A corrugated horn antenna (1) characterized by:
a conducting surface (14);
a plurality of parallel conducting primary members (16) provided on the conducting surface (14) extending substantially perpendicular to the surface; and
a plurality of conducting secondary members (20) provided on each primary member (16), the secondary members (20) extending substantially perpendicular to the conducting surface (14) and extending parallel to the primary members (16), such that multiple-depth corrugation is achieved.
The corrugated horn antenna (10) according to Claim 1, characterized in that the primary members (16) are equally spaced along the conducting surface (14).
The corrugated horn antenna (10) according to Claim 1, characterized in that the secondary members (20) of each respective primary member (16) are equally spaced along the respective primary members (16).
The corrugated horn antenna (10) according to Claim 1, characterized in that each primary member (16) includes one respective secondary member (20).
The corrugated horn antenna (10) according to Claim 4, characterized in that each respective secondary member (20) is formed at a center of a top surface (23) of a respective primary member (16).

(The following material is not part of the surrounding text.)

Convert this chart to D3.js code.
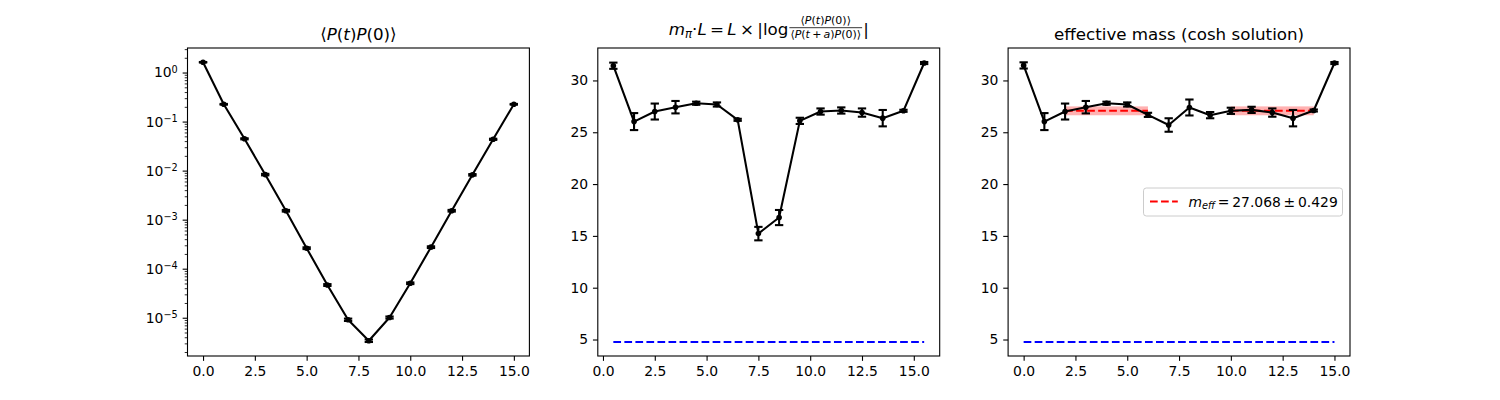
<!DOCTYPE html>
<html>
<head>
<meta charset="utf-8">
<script src="https://cdn.jsdelivr.net/npm/d3@7"></script>
<style>
  body { margin: 0; background: #fff; }
  text { font-family: "DejaVu Sans", sans-serif; white-space: pre; }
</style>
</head>
<body>
<div id="chart-container"></div>
<script>
// Data
const tCorr = [0, 1, 2, 3, 4, 5, 6, 7, 8, 9, 10, 11, 12, 13, 14, 15];
const corrValues = [1.62, 0.225, 0.0445, 0.0083, 0.00152, 0.000262, 0.0000465, 0.0000091, 0.0000034, 0.0000101, 0.0000505, 0.000275, 0.00152, 0.0082, 0.0435, 0.225];
const corrErrors = [0.02, 0.004, 0.0012, 0.0003, 0.00006, 0.000011, 0.000002, 0.0000005, 0.0000002, 0.0000005, 0.000002, 0.000011, 0.00006, 0.0003, 0.0012, 0.004];

const tMass = [0.5, 1.5, 2.5, 3.5, 4.5, 5.5, 6.5, 7.5, 8.5, 9.5, 10.5, 11.5, 12.5, 13.5, 14.5, 15.5];
const massValues = [31.42, 26.03, 27.0, 27.42, 27.8, 27.68, 26.2, 15.22, 16.77, 26.1, 27.0, 27.1, 26.9, 26.36, 27.07, 31.68];
const massErrors = [0.3, 0.82, 0.77, 0.6, 0.15, 0.2, 0.1, 0.65, 0.73, 0.3, 0.3, 0.3, 0.4, 0.79, 0.1, 0.1];

const tCosh = [0, 1, 2, 3, 4, 5, 6, 7, 8, 9, 10, 11, 12, 13, 14, 15];
const coshValues = [31.45, 26.03, 27.0, 27.42, 27.8, 27.68, 26.68, 25.7, 27.39, 26.65, 27.07, 27.16, 26.9, 26.36, 27.1, 31.68];
const coshErrors = [0.3, 0.82, 0.77, 0.6, 0.15, 0.2, 0.2, 0.65, 0.77, 0.3, 0.3, 0.3, 0.4, 0.79, 0.1, 0.1];

const plateauRanges = [[2, 6], [10, 14]];
const plateauMass = 27.068;
const plateauError = 0.429;
const referenceLine = 4.76;

const xTicks = [0, 2.5, 5, 7.5, 10, 12.5, 15];
const linTicks = [5, 10, 15, 20, 25, 30];
const logExponents = [0, -1, -2, -3, -4, -5];

// Layout (matplotlib-like subplots, 1pt = 100/72 px)
const W = 1500, H = 400;
const plotTop = 48, plotBottom = 356;
const panelW = 341.9;
const lefts = [187.5, 597.8, 1008.1];
const innerH = plotBottom - plotTop;
const fontTick = 13.9, fontTitle = 16.7;
const lineW = 2.08;
const dash = "7.7,3.33";

const svg = d3.select("#chart-container")
  .append("svg")
  .attr("width", W)
  .attr("height", H);

svg.append("rect").attr("width", W).attr("height", H).attr("fill", "#fff");

function padded(lo, hi) {
  const d = (hi - lo) * 0.05;
  return [lo - d, hi + d];
}

function styleAxis(g) {
  g.select(".domain").remove();
  g.selectAll(".tick line").attr("stroke", "#000").attr("stroke-width", 1.1);
  g.selectAll(".tick text").attr("fill", "#000");
  g.attr("font-size", fontTick).attr("font-family", "DejaVu Sans, sans-serif");
}

function frame(g) {
  g.append("rect")
    .attr("width", panelW)
    .attr("height", innerH)
    .attr("fill", "none")
    .attr("stroke", "#000")
    .attr("stroke-width", 1.1);
}

function drawSeries(g, x, y, xs, vs, es) {
  const pts = xs.map((t, i) => ({ t: t, v: vs[i], e: es[i] }));
  const line = d3.line().x(d => x(d.t)).y(d => y(d.v));
  const bars = g.append("g").attr("stroke", "#000").attr("stroke-width", lineW);
  pts.forEach(d => {
    const px = x(d.t), y0 = y(d.v - d.e), y1 = y(d.v + d.e);
    bars.append("line").attr("x1", px).attr("x2", px).attr("y1", y0).attr("y2", y1);
    bars.append("line").attr("x1", px - 4.17).attr("x2", px + 4.17).attr("y1", y0).attr("y2", y0);
    bars.append("line").attr("x1", px - 4.17).attr("x2", px + 4.17).attr("y1", y1).attr("y2", y1);
  });
  g.append("path")
    .datum(pts)
    .attr("fill", "none")
    .attr("stroke", "#000")
    .attr("stroke-width", lineW)
    .attr("stroke-linejoin", "round")
    .attr("d", line);
  g.selectAll(null)
    .data(pts)
    .join("circle")
    .attr("cx", d => x(d.t))
    .attr("cy", d => y(d.v))
    .attr("r", 2.8)
    .attr("fill", "#000");
}

function xAxis(g, x) {
  g.append("g")
    .attr("transform", `translate(0,${innerH})`)
    .call(d3.axisBottom(x).tickValues(xTicks).tickFormat(d3.format(".1f"))
      .tickSize(4.86).tickPadding(4.86))
    .call(styleAxis);
}

function linearYAxis(g, y) {
  g.append("g")
    .call(d3.axisLeft(y).tickValues(linTicks).tickFormat(d3.format("d"))
      .tickSize(4.86).tickPadding(4.86))
    .call(styleAxis);
}

function dashedLine(g, x1, x2, yv, color) {
  g.append("line")
    .attr("x1", x1).attr("x2", x2)
    .attr("y1", yv).attr("y2", yv)
    .attr("stroke", color).attr("stroke-width", lineW)
    .attr("stroke-dasharray", dash);
}

// ---------- Panel 1: correlator, log scale ----------
{
  const g = svg.append("g").attr("transform", `translate(${lefts[0]},${plotTop})`);
  const x = d3.scaleLinear().domain(padded(d3.min(tCorr), d3.max(tCorr))).range([0, panelW]);
  const lo = Math.log10(d3.min(corrValues.map((v, i) => v - corrErrors[i])));
  const hi = Math.log10(d3.max(corrValues.map((v, i) => v + corrErrors[i])));
  const ld = padded(lo, hi);
  const y = d3.scaleLog().domain([Math.pow(10, ld[0]), Math.pow(10, ld[1])]).range([innerH, 0]);

  // minor ticks
  const minors = [];
  for (let e = -7; e <= 1; e++) {
    for (let m = 2; m <= 9; m++) {
      const v = m * Math.pow(10, e);
      if (v >= y.domain()[0] && v <= y.domain()[1]) minors.push(v);
    }
  }
  g.append("g")
    .call(d3.axisLeft(y).tickValues(minors).tickFormat("").tickSize(2.78))
    .call(styleAxis)
    .selectAll(".tick line").attr("stroke-width", 0.83);

  const yAx = g.append("g")
    .call(d3.axisLeft(y).tickValues(logExponents.map(e => Math.pow(10, e)))
      .tickFormat("").tickSize(4.86).tickPadding(4.86))
    .call(styleAxis);
  yAx.selectAll(".tick text").each(function (d) {
    const t = d3.select(this);
    const e = Math.round(Math.log10(d));
    t.text("10");
    t.append("tspan").attr("dy", "-0.45em").attr("font-size", "0.7em")
      .text(e < 0 ? "\u2212" + (-e) : String(e));
  });

  xAxis(g, x);
  drawSeries(g, x, y, tCorr, corrValues, corrErrors);
  frame(g);

  const title = g.append("text")
    .attr("x", panelW / 2)
    .attr("y", -8.3)
    .attr("text-anchor", "middle")
    .attr("font-size", fontTitle);
  title.append("tspan").text("\u27E8");
  title.append("tspan").attr("font-style", "italic").text("P");
  title.append("tspan").text("(");
  title.append("tspan").attr("font-style", "italic").text("t");
  title.append("tspan").text(")");
  title.append("tspan").attr("font-style", "italic").text("P");
  title.append("tspan").text("(0)\u27E9");
}

// shared y domain for the mass panels
const massLo = d3.min([referenceLine].concat(massValues.map((v, i) => v - massErrors[i])));
const massHi = d3.max(massValues.map((v, i) => v + massErrors[i]));

// ---------- Panel 2: log ratio ----------
{
  const g = svg.append("g").attr("transform", `translate(${lefts[1]},${plotTop})`);
  const x = d3.scaleLinear().domain(padded(d3.min(tMass), d3.max(tMass))).range([0, panelW]);
  const y = d3.scaleLinear().domain(padded(massLo, massHi)).range([innerH, 0]);

  linearYAxis(g, y);
  xAxis(g, x);

  dashedLine(g, x(d3.min(tMass)), x(d3.max(tMass)), y(referenceLine), "blue");

  drawSeries(g, x, y, tMass, massValues, massErrors);
  frame(g);

  // title with a fraction
  const tg = g.append("g");
  const main = tg.append("text").attr("y", 0).attr("font-size", fontTitle);
  main.append("tspan").attr("font-style", "italic").text("m");
  main.append("tspan").attr("font-style", "italic").attr("font-size", "0.7em").attr("dy", 3).text("\u03C0");
  main.append("tspan").attr("dy", -3).text("\u00B7");
  main.append("tspan").attr("font-style", "italic").text("L");
  main.append("tspan").text("\u2009=\u2009");
  main.append("tspan").attr("font-style", "italic").text("L");
  main.append("tspan").text("\u2009\u00D7\u2009|log");
  const w0 = main.node().getComputedTextLength();

  const fs = 11;
  const num = tg.append("text").attr("font-size", fs).attr("text-anchor", "middle").attr("y", -10.2);
  num.append("tspan").text("\u27E8");
  num.append("tspan").attr("font-style", "italic").text("P");
  num.append("tspan").text("(");
  num.append("tspan").attr("font-style", "italic").text("t");
  num.append("tspan").text(")");
  num.append("tspan").attr("font-style", "italic").text("P");
  num.append("tspan").text("(0)\u27E9");
  const den = tg.append("text").attr("font-size", fs).attr("text-anchor", "middle").attr("y", 3.4);
  den.append("tspan").text("\u27E8");
  den.append("tspan").attr("font-style", "italic").text("P");
  den.append("tspan").text("(");
  den.append("tspan").attr("font-style", "italic").text("t");
  den.append("tspan").text("\u2009+\u2009");
  den.append("tspan").attr("font-style", "italic").text("a");
  den.append("tspan").text(")");
  den.append("tspan").attr("font-style", "italic").text("P");
  den.append("tspan").text("(0)\u27E9");
  const fw = Math.max(num.node().getComputedTextLength(), den.node().getComputedTextLength()) + 2;
  num.attr("x", w0 + 1 + fw / 2);
  den.attr("x", w0 + 1 + fw / 2);
  tg.append("line")
    .attr("x1", w0 + 1).attr("x2", w0 + 1 + fw)
    .attr("y1", -6.8).attr("y2", -6.8)
    .attr("stroke", "#000").attr("stroke-width", 0.8);
  const close = tg.append("text").attr("font-size", fontTitle).attr("x", w0 + fw + 2).text("|");
  const total = w0 + fw + 2 + close.node().getComputedTextLength();
  tg.attr("transform", `translate(${panelW / 2 - total / 2},${-13.5})`);
}

// ---------- Panel 3: effective mass (cosh) ----------
{
  const g = svg.append("g").attr("transform", `translate(${lefts[2]},${plotTop})`);
  const x = d3.scaleLinear().domain(padded(d3.min(tCosh), d3.max(tCosh))).range([0, panelW]);
  const y = d3.scaleLinear().domain(padded(massLo, massHi)).range([innerH, 0]);

  linearYAxis(g, y);
  xAxis(g, x);

  dashedLine(g, x(d3.min(tCosh)), x(d3.max(tCosh)), y(referenceLine), "blue");

  plateauRanges.forEach(r => {
    g.append("rect")
      .attr("x", x(r[0]))
      .attr("width", x(r[1]) - x(r[0]))
      .attr("y", y(plateauMass + plateauError))
      .attr("height", y(plateauMass - plateauError) - y(plateauMass + plateauError))
      .attr("fill", "red")
      .attr("fill-opacity", 0.3);
    dashedLine(g, x(r[0]), x(r[1]), y(plateauMass), "red");
  });

  drawSeries(g, x, y, tCosh, coshValues, coshErrors);
  frame(g);

  g.append("text")
    .attr("x", panelW / 2)
    .attr("y", -8.3)
    .attr("text-anchor", "middle")
    .attr("font-size", fontTitle)
    .text("effective mass (cosh solution)");

  // legend
  const lg = g.append("g").attr("transform", `translate(${1143.5 - lefts[2]},${188 - plotTop})`);
  lg.append("rect")
    .attr("width", 199).attr("height", 28).attr("rx", 2.8)
    .attr("fill", "#fff").attr("fill-opacity", 0.8)
    .attr("stroke", "#cccccc").attr("stroke-width", 1);
  dashedLine(lg, 6.5, 34.3, 13.5, "red");
  const lt = lg.append("text").attr("x", 45).attr("y", 18.5).attr("font-size", fontTick);
  lt.append("tspan").attr("font-style", "italic").text("m");
  lt.append("tspan").attr("font-style", "italic").attr("font-size", "0.7em").attr("dy", 2.5).text("eff");
  lt.append("tspan").attr("dy", -2.5)
    .text("\u2009=\u2009" + plateauMass.toFixed(3) + "\u2009\u00B1\u2009" + plateauError.toFixed(3));
}
</script>
</body>
</html>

The corrugated horn antenna (10) according to Claim 1, characterized in that the primary members (16) have substantially rectangular cross-sections.
The corrugated horn antenna (10) according to Claim 1, characterized in that the secondary members (20) have substantially rectangular cross-sections.
The corrugated horn antenna (10) according to Claim 1, characterized in that the primary members (16) are of a uniform size and shape and the secondary members (20) are of a uniform size and shape.
The corrugated horn antenna (10) according to Claim 1, characterized in that the conducting surface (14) has a substantially V-shaped cross-section with the primary members (16) provided on an interior surface thereof.
The corrugated horn antenna (10) according to Claim 1, characterized in that the corrugated horn antenna (10) is a conical antenna.